13. De vraag of de werkplek van [partij B] veilig was en/of is, is een vraag die in deze procedure niet ter discussie staat. Dat geldt ook voor de vraag of [partij B] een arbeidsongeval is overkomen, waarvoor [partij A] als werkgever aansprakelijk is als bedoeld in art. 7:658 BW. De kantonrechter moet in deze procedure slechts beoordelen of er redenen aanwezig zijn als bedoeld in art. 7:685 BW, op grond waarvan de arbeidsovereenkomst moet eindigen. Het oordeel over de vraag of het complex van feiten in de kwestie tussen [partij A] en [partij B] een voldoende dringende reden voor ontslag op staande oplevert is voorbehouden aan de rechter die in de bodemprocedure over de vernietigbaarheid van het ontslag zal oordelen. Die procedure is inmiddels door [partij B] aanhangig gemaakt. De bodemrechter dient te bezien of [partij B] valselijk heeft aangegeven dat hem een bedrijfsongeval is overkomen en zo ja, of dat reden is voor een ontslag op staande voet, gelet op alle feiten en omstandigheden. De kantonrechter dient het voorwaardelijke verzoek dan ook te beoordelen vanuit de aanname, dat het gegeven ontslag op staande voet geen stand zal houden. Het primaire verzoek tot ontbinding van de arbeidsovereenkomst op de gronden die tot het ontslag op staande voet hebben geleid is dan ook niet toewijsbaar.
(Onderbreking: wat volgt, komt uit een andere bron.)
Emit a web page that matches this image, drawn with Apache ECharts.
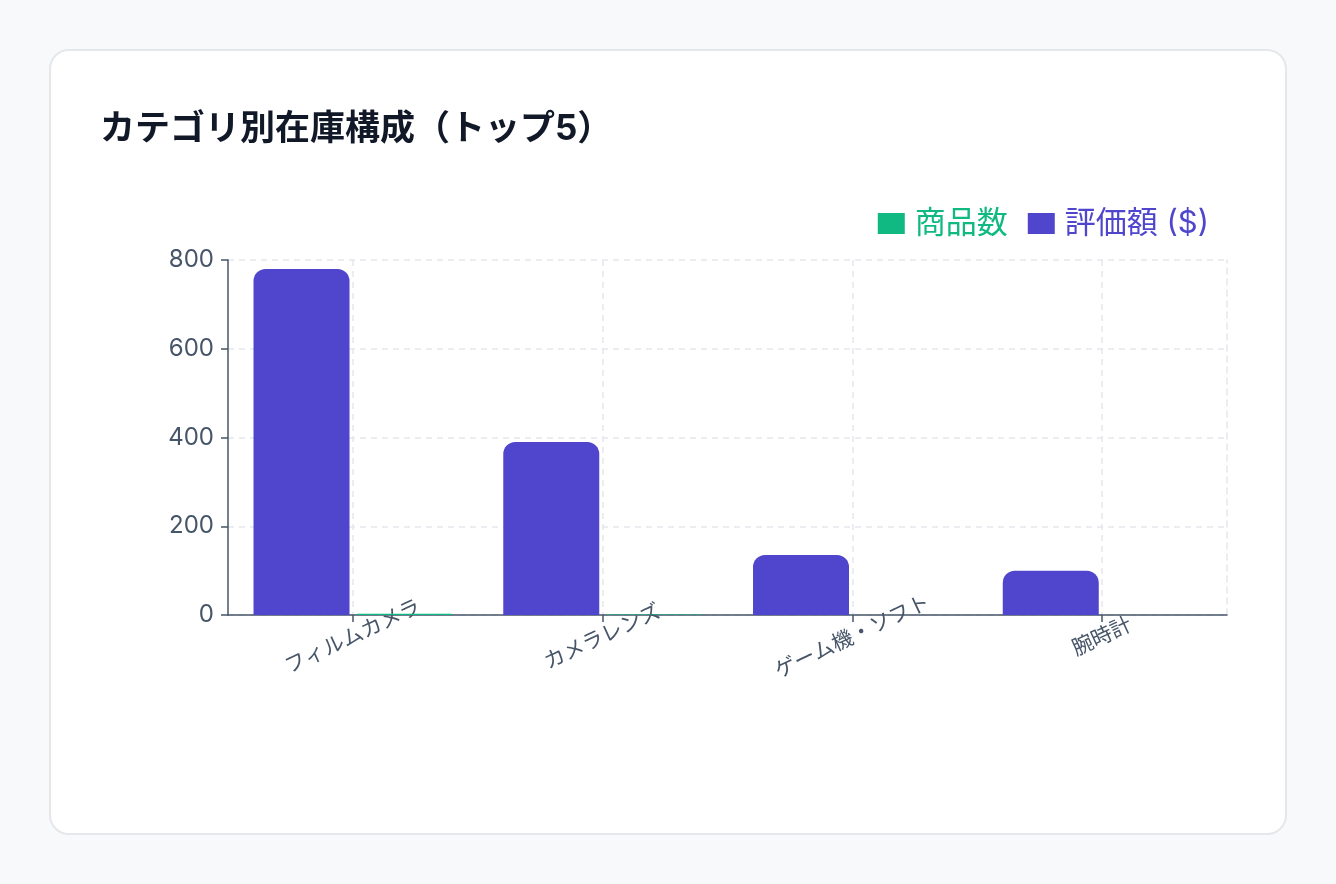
<!DOCTYPE html>
<html>
<head>
<meta charset="utf-8">
<script src="https://cdn.jsdelivr.net/npm/echarts@6/dist/echarts.min.js"></script>
<style>
  html, body { margin: 0; padding: 0; background: #f8f9fb; width: 1336px; height: 884px; overflow: hidden; }
  #card { position: absolute; left: 49px; top: 49px; width: 1238px; height: 786px; box-sizing: border-box;
          background: #ffffff; border: 2px solid #e5e7eb; border-radius: 20px; }
  #chart { position: absolute; left: 0; top: 0; width: 1336px; height: 884px; }
</style>
</head>
<body>
<div id="card"></div>
<div id="chart"></div>
<script>
const categories = ['フィルムカメラ', 'カメラレンズ', 'ゲーム機・ソフト', '腕時計'];
const valuationValues = [780, 390, 135, 100];
const itemCountValues = [3, 1, 0, 0];
const yTicks = [0, 200, 400, 600, 800];

const FONT = "Inter, 'Noto Sans CJK JP', sans-serif";
const GREEN = '#10b981';
const PURPLE = '#5046cd';
const AXIS = '#475569';
const GRID = '#e5e7eb';

const chart = echarts.init(document.getElementById('chart'), null, { renderer: 'canvas' });
chart.setOption({
  backgroundColor: 'transparent',
  textStyle: { fontFamily: FONT },
  title: {
    text: 'カテゴリ別在庫構成（トップ5）',
    left: 95, top: 107,
    textStyle: { fontFamily: FONT, fontSize: 35, fontWeight: 'bold', color: '#111827' }
  },
  legend: {
    right: 122, top: 203,
    itemWidth: 27, itemHeight: 21, itemGap: 20,
    icon: 'rect',
    textStyle: { fontFamily: FONT, fontSize: 31, padding: [0, 0, 0, 5] },
    data: [
      { name: '商品数', textStyle: { color: GREEN } },
      { name: '評価額 ($)', textStyle: { color: PURPLE } }
    ]
  },
  grid: { left: 228, right: 109, top: 260, bottom: 269, containLabel: false },
  xAxis: {
    type: 'category',
    data: categories,
    axisLine: { lineStyle: { color: AXIS, width: 1.5 } },
    axisTick: { show: true, alignWithLabel: true, length: 7, lineStyle: { color: AXIS, width: 1.5 } },
    axisLabel: {
      rotate: 25, align: 'center', verticalAlign: 'middle', margin: 22,
      fontFamily: FONT, fontSize: 21, color: AXIS, interval: 0
    },
    splitLine: { show: true, alignWithLabel: true, lineStyle: { color: GRID, type: [6, 5], width: 1.5 } }
  },
  yAxis: [{
    type: 'value',
    min: 0, max: 800, interval: 200,
    axisLine: { show: true, lineStyle: { color: AXIS, width: 1.5 } },
    axisTick: { show: true, length: 7, lineStyle: { color: AXIS, width: 1.5 } },
    axisLabel: {
      margin: 14, fontFamily: FONT, fontSize: 24, color: AXIS,
      customValues: yTicks
    },
    splitLine: { show: true, lineStyle: { color: GRID, type: [6, 5], width: 1.5 } }
  }, {
    type: 'value',
    position: 'right',
    min: 0, max: 800, interval: 200,
    axisLine: { show: true, lineStyle: { color: GRID, type: [6, 5], width: 1.5 } },
    axisTick: { show: false },
    axisLabel: { show: false },
    splitLine: { show: false }
  }],
  series: [
    {
      name: '評価額 ($)',
      type: 'bar',
      data: valuationValues,
      barWidth: 96,
      barGap: '7%',
      itemStyle: { color: PURPLE, borderRadius: [12, 12, 0, 0] }
    },
    {
      name: '商品数',
      type: 'bar',
      data: itemCountValues,
      barWidth: 96,
      barGap: '7%',
      itemStyle: { color: GREEN, borderRadius: [12, 12, 0, 0] }
    }
  ]
});
</script>
</body>
</html>
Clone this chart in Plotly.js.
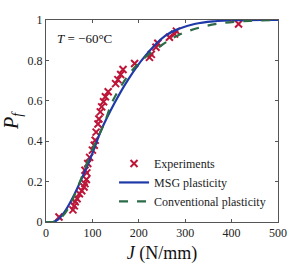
<!DOCTYPE html>
<html><head><meta charset="utf-8">
<script src="https://cdn.plot.ly/plotly-3.0.1.min.js"></script>
<style>html,body{margin:0;padding:0;background:#fff;}#chart{width:308px;height:265px;}</style>
</head><body><div id="chart"></div>
<script>
// Experimental failure probabilities
const expJ = [28, 58, 61, 63, 67, 72, 77, 82, 84, 87, 88, 84, 90, 94, 100, 104, 106, 108, 112, 114, 117, 120, 124, 128, 134, 150, 155, 161, 166, 191, 223, 227, 237, 241, 266, 277, 281, 415];
const expP = [0.025, 0.06, 0.08, 0.10, 0.115, 0.14, 0.155, 0.173, 0.19, 0.21, 0.243, 0.256, 0.29, 0.32, 0.356, 0.38, 0.405, 0.445, 0.485, 0.51, 0.545, 0.57, 0.595, 0.62, 0.645, 0.685, 0.705, 0.73, 0.755, 0.785, 0.815, 0.83, 0.865, 0.885, 0.915, 0.93, 0.945, 0.98];
// MSG plasticity prediction
const msgJ = [0, 15, 25, 40, 53, 75, 100, 119, 148, 177, 213, 256, 285, 320, 360, 420, 500];
const msgP = [0, 0, 0.01, 0.05, 0.10, 0.205, 0.34, 0.455, 0.59, 0.705, 0.82, 0.92, 0.955, 0.98, 0.993, 0.999, 1];
// Conventional plasticity prediction
const convJ = [0, 15, 25, 40, 55, 75, 100, 126, 144, 177, 206, 249, 285, 330, 380, 440, 500];
const convP = [0, 0, 0.008, 0.04, 0.10, 0.21, 0.36, 0.49, 0.6, 0.725, 0.80, 0.875, 0.925, 0.962, 0.985, 0.996, 1];

const serif = "Liberation Serif";
const traces = [
  {x: expJ, y: expP, mode: 'markers', name: 'Experiments',
   marker: {symbol: 'x-thin-open', size: 7, color: '#bc1538', line: {width: 2, color: '#bc1538'}}},
  {x: msgJ, y: msgP, mode: 'lines', name: 'MSG plasticity',
   line: {color: '#1f3aa8', width: 2.2, shape: 'spline', smoothing: 1}},
  {x: convJ, y: convP, mode: 'lines', name: 'Conventional plasticity',
   line: {color: '#2d6a47', width: 2.2, dash: 'dash', shape: 'spline', smoothing: 1}}
];
const axisCommon = {
  showgrid: false, zeroline: false, showline: true, mirror: 'ticks',
  linecolor: '#555', linewidth: 1, ticks: 'inside', ticklen: 3, tickcolor: '#555',
  tickfont: {family: serif, size: 12, color: '#222'}
};
const layout = {
  width: 308, height: 265,
  margin: {l: 46, r: 30, t: 20, b: 43},
  paper_bgcolor: '#fff', plot_bgcolor: '#fff',
  font: {family: serif},
  showlegend: true,
  legend: {x: 0.97, xanchor: 'right', y: 0.03, yanchor: 'bottom',
           bgcolor: 'rgba(255,255,255,0)', font: {family: serif, size: 12, color: '#222'},
           itemwidth: 30, tracegroupgap: 0},
  xaxis: Object.assign({}, axisCommon, {range: [0, 500], tickvals: [0, 100, 200, 300, 400, 500],
    title: {text: '<i>J</i> (N/mm)', font: {family: serif, size: 18, color: '#111'}, standoff: 6}}),
  yaxis: Object.assign({}, axisCommon, {range: [0, 1], tickvals: [0, 0.2, 0.4, 0.6, 0.8, 1],
    ticktext: ['0', '0.2', '0.4', '0.6', '0.8', '1'],
    title: {text: '<i>P<sub>f</sub></i>', font: {family: serif, size: 20, color: '#111'}, standoff: 6}}),
  annotations: [{xref: 'paper', yref: 'paper', x: 0.04, y: 0.955, xanchor: 'left', yanchor: 'top',
    text: '<i>T</i> = −60°C', showarrow: false, font: {family: serif, size: 13, color: '#111'}}]
};
Plotly.newPlot('chart', traces, layout, {displayModeBar: false, staticPlot: true});
</script>
</body></html>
14. [Partij A] heeft ook gesteld dat er ook een verandering van omstandigheden is op grond waarvan niet meer van haar kan worden gevergd nog verder te gaan met [partij B]. Als redenen voor dat standpunt heeft [partij A] echter dezelfde feiten en/of omstandigheden naar voren gebracht als die die (mede) hebben geleid tot het ontslag op staande voet, namelijk het uiten van vele aantoonbare onwaarheden en het in stand houden daarvan ondanks alle gesprekken en onderzoeken dienaangaande. De kantonrechter stelt vast dat [partij B] wisselende verklaringen heeft afgelegd. Die steeds wisselende verklaringen van [partij B] over datum en toedracht van het volgens hem gestelde bedrijfsongeval zijn echter omstandigheden die [partij A] mede aan het ontslag op staande voet ten grondslag heeft gelegd en in de bodemprocedure zullen moeten worden beoordeeld. Daarbij zal ook de uitleg van [partij B] over de verscheidenheid in data en toedracht worden betrokken. Overige omstandigheden op grond waarvan de arbeidsovereenkomst dadelijk of na korte tijd behoort te eindigen zijn door [partij A] niet gesteld of aangetoond, zodat op grond daarvan al ook het subsidiaire verzoek moet worden afgewezen. Het subsidiaire verzoek is onvoldoende onderbouwd. Het aansprakelijk stellen van een werkgever door een werknemer en het daarbij inschakelen van de arbeidsinspectie leveren op zich niet op dat de arbeidsverhouding zodanig verstoord raakt, dat die moet worden beëindigd. Van een werkgever mag verwacht worden daar op een goede manier mee te kunnen omgaan. Ook bij [partij A] zal het welzijn van haar werknemers een grote rol spelen. Of [partij B] onwaarheid spreekt zal in de bodemprocedure aan de orde moeten komen.
15. [Partij A] zal als de in het ongelijk gestele partij in de proceskosten worden verwezen.
De beslissing
De kantonrechter:
wijst het verzoek af;
veroordeelt [partij A] in de kosten van het geding, welke aan de zijde van [partij B] tot op heden worden begroot op € 1.200,00 wegens salaris van de gemachtigde van [partij B].
Deze beschikking is gegeven door mr. C. Kool, kantonrechter, en uitgesproken ter openbare terechtzitting van 31 maart 2010 in tegenwoordigheid van de griffier.